--- begin ---
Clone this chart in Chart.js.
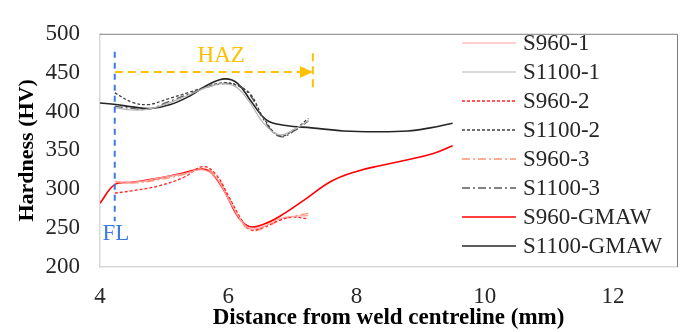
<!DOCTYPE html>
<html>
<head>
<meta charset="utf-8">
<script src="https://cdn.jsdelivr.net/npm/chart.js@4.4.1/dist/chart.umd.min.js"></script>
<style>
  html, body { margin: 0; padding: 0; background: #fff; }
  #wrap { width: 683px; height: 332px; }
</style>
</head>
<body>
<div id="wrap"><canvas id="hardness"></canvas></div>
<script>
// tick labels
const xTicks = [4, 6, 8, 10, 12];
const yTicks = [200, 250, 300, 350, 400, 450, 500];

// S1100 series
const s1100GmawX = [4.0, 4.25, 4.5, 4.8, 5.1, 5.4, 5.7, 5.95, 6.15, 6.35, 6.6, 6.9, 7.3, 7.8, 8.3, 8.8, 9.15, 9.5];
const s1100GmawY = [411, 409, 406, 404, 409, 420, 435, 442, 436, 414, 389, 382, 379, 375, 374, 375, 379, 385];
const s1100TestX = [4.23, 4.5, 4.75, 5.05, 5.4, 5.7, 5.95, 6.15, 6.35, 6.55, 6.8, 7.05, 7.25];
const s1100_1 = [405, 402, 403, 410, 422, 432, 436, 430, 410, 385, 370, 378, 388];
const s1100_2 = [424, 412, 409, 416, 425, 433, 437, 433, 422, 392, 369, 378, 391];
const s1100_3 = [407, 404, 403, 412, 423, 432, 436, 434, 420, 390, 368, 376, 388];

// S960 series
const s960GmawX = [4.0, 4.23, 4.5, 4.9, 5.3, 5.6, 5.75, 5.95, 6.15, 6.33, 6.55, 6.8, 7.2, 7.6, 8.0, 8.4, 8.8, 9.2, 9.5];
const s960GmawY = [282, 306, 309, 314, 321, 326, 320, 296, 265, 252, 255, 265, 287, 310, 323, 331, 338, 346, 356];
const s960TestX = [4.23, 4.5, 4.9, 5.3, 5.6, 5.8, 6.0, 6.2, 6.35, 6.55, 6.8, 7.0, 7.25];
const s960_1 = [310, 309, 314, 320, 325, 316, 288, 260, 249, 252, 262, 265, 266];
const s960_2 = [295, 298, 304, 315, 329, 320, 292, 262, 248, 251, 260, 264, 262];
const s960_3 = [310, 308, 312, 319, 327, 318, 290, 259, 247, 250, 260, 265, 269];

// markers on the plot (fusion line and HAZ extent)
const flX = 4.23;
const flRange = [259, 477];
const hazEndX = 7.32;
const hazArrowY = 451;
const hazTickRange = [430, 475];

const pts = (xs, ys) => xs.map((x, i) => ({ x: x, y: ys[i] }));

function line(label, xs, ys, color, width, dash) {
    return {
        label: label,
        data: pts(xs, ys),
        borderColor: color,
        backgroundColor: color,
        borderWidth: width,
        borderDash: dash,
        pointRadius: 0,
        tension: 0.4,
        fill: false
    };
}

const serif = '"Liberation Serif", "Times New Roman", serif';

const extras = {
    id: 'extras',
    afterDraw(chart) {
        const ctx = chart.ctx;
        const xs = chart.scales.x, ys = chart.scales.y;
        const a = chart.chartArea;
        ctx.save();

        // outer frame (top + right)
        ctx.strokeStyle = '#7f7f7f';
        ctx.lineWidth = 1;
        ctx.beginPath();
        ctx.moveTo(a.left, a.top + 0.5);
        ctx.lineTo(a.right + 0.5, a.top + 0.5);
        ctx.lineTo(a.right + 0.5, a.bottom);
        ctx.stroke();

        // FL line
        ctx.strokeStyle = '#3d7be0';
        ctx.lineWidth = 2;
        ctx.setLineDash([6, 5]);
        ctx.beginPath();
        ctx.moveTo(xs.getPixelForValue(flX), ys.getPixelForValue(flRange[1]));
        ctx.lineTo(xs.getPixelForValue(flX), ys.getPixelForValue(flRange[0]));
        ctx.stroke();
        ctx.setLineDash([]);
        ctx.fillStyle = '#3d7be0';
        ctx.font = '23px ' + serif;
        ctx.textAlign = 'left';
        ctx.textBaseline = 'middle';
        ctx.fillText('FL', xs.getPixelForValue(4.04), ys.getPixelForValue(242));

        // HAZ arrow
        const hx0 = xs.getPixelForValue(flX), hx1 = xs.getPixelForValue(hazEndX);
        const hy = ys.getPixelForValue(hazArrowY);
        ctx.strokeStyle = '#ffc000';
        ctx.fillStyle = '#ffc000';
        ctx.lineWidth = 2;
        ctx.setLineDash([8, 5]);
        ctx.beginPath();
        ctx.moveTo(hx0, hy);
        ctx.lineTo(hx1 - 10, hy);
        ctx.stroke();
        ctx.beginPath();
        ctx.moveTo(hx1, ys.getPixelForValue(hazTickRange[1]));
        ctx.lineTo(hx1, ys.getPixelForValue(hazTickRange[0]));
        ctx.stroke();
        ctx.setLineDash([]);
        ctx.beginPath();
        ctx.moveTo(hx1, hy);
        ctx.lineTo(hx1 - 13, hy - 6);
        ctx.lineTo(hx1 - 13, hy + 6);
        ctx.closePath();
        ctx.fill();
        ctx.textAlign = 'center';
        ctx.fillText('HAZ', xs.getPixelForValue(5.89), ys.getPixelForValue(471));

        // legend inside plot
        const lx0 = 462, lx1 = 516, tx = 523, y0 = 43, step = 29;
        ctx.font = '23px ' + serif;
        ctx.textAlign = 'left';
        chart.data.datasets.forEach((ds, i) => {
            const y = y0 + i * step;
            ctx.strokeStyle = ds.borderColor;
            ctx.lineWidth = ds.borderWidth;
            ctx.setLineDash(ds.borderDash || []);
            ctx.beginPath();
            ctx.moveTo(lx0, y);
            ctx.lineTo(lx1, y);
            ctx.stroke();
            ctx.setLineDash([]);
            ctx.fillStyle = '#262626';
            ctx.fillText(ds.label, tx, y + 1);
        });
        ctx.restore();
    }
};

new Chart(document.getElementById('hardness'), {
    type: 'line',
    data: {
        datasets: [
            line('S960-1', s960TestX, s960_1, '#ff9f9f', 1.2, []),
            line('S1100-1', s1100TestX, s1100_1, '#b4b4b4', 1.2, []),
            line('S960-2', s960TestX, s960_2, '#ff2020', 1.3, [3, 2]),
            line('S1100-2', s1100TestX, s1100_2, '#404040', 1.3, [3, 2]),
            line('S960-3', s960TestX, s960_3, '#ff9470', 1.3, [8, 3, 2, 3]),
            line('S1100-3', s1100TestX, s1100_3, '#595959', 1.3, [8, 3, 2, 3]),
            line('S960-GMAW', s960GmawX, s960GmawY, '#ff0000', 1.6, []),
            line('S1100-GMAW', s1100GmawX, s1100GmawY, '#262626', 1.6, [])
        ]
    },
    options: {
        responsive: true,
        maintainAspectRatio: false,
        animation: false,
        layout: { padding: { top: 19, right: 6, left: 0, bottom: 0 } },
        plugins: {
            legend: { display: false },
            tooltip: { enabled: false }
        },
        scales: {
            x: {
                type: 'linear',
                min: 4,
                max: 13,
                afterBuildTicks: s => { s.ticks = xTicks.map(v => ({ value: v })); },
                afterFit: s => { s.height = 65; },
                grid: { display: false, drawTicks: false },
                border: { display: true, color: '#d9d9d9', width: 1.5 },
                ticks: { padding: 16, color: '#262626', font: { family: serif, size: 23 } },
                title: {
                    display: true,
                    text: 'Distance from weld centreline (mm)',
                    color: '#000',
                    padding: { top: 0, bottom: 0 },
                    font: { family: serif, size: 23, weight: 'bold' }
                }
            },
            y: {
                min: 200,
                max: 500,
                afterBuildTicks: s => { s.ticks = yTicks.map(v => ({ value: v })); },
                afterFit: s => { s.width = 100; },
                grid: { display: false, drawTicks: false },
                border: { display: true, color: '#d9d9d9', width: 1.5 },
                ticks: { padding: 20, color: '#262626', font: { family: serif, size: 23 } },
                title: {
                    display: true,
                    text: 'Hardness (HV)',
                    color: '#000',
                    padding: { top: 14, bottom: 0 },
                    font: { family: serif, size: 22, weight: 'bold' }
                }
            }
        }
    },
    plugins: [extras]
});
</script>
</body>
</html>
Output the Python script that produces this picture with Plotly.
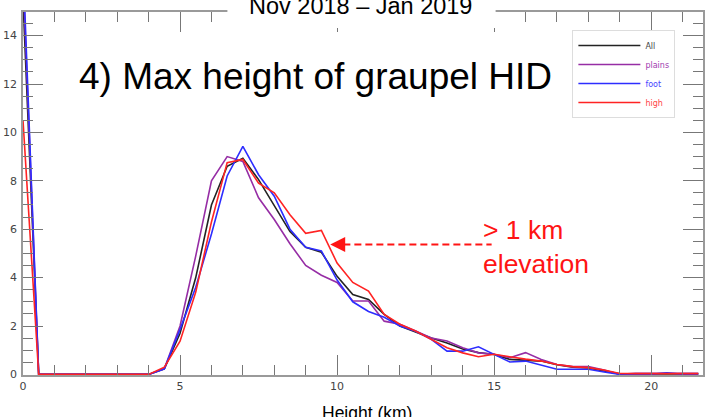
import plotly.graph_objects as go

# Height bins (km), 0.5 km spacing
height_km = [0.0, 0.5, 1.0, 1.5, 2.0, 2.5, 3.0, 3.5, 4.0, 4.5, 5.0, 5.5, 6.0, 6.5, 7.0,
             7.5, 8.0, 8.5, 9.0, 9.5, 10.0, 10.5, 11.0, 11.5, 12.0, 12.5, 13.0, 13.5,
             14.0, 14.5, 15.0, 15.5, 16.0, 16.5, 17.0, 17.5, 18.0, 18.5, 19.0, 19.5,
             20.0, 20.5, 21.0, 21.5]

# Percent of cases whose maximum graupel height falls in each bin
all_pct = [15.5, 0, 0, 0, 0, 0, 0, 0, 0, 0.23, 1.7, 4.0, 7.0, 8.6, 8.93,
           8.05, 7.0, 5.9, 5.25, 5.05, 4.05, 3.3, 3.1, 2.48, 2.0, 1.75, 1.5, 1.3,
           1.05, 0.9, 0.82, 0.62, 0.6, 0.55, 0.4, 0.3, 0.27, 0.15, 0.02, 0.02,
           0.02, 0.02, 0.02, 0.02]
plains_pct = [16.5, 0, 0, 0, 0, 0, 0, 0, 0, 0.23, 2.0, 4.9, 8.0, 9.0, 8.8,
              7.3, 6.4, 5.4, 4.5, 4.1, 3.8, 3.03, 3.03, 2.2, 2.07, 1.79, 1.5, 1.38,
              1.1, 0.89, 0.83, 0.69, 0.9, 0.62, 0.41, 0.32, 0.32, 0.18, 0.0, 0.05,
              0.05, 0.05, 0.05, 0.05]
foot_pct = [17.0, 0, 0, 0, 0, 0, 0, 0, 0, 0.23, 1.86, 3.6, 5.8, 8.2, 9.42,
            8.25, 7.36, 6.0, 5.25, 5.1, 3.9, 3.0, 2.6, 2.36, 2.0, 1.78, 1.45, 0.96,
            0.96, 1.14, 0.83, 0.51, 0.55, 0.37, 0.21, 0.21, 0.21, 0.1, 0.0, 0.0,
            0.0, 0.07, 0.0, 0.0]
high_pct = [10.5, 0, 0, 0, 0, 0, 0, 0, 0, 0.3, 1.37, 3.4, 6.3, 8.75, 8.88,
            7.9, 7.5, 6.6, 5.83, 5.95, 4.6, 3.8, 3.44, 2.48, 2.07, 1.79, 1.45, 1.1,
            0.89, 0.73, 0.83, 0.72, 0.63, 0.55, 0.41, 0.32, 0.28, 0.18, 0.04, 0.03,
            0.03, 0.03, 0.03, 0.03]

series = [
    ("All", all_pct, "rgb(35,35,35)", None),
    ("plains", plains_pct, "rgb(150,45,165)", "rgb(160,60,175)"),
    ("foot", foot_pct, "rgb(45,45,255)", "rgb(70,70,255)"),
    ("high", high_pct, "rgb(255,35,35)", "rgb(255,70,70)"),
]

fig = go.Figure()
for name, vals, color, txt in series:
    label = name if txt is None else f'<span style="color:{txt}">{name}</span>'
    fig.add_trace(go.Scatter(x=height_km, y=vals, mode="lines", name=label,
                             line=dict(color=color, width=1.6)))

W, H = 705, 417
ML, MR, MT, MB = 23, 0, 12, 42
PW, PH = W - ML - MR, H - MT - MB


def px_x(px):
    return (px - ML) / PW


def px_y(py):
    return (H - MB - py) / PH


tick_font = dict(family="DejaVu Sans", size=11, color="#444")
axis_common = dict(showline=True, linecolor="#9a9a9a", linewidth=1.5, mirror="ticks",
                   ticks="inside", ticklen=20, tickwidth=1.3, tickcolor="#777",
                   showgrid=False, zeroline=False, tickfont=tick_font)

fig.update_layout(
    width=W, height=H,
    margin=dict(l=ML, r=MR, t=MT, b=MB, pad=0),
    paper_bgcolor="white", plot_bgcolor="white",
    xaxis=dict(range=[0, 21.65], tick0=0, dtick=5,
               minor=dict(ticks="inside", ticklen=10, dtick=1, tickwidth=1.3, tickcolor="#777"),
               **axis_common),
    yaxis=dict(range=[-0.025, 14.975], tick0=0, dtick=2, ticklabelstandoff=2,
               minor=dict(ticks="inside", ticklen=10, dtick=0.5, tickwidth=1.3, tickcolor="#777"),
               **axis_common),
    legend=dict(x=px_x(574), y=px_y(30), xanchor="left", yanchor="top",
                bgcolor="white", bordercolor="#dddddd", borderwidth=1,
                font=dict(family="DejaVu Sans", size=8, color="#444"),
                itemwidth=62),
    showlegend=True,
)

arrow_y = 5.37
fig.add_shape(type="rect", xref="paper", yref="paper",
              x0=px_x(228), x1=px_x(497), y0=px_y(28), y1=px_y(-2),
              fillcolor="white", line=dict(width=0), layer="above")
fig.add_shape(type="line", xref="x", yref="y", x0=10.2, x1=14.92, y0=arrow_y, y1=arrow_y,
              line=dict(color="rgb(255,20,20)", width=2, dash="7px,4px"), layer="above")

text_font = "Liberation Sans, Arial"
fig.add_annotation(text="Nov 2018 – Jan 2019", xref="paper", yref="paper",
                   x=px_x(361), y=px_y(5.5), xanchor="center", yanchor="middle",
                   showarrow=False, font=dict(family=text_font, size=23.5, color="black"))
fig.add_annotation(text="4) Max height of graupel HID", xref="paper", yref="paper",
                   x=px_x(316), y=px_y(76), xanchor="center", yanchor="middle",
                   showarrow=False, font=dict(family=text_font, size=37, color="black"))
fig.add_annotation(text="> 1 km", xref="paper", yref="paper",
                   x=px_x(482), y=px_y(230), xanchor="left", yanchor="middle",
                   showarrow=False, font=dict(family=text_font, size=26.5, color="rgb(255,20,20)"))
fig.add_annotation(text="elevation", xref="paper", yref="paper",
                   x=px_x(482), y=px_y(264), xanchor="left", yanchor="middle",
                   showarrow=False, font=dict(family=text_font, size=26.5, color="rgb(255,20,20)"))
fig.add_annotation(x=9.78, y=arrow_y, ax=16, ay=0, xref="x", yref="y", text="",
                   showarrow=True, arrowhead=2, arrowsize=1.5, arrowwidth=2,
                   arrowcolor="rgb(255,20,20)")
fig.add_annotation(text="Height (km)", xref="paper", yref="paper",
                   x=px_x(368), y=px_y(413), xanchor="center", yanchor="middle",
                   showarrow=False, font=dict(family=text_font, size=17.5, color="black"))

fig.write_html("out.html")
--- end ---
- _PROBLEM_:
Copy the part that starts at the line with "Output the Python" and finishes at the line with "20.0, 20.5, 21.0, 21.5]", both included, and nothing more. Pictures are left out.

- _RIGHT ANSWER_:
Output the Python script that produces this picture with Plotly.
import plotly.graph_objects as go

# Height bins (km), 0.5 km spacing
height_km = [0.0, 0.5, 1.0, 1.5, 2.0, 2.5, 3.0, 3.5, 4.0, 4.5, 5.0, 5.5, 6.0, 6.5, 7.0,
             7.5, 8.0, 8.5, 9.0, 9.5, 10.0, 10.5, 11.0, 11.5, 12.0, 12.5, 13.0, 13.5,
             14.0, 14.5, 15.0, 15.5, 16.0, 16.5, 17.0, 17.5, 18.0, 18.5, 19.0, 19.5,
             20.0, 20.5, 21.0, 21.5]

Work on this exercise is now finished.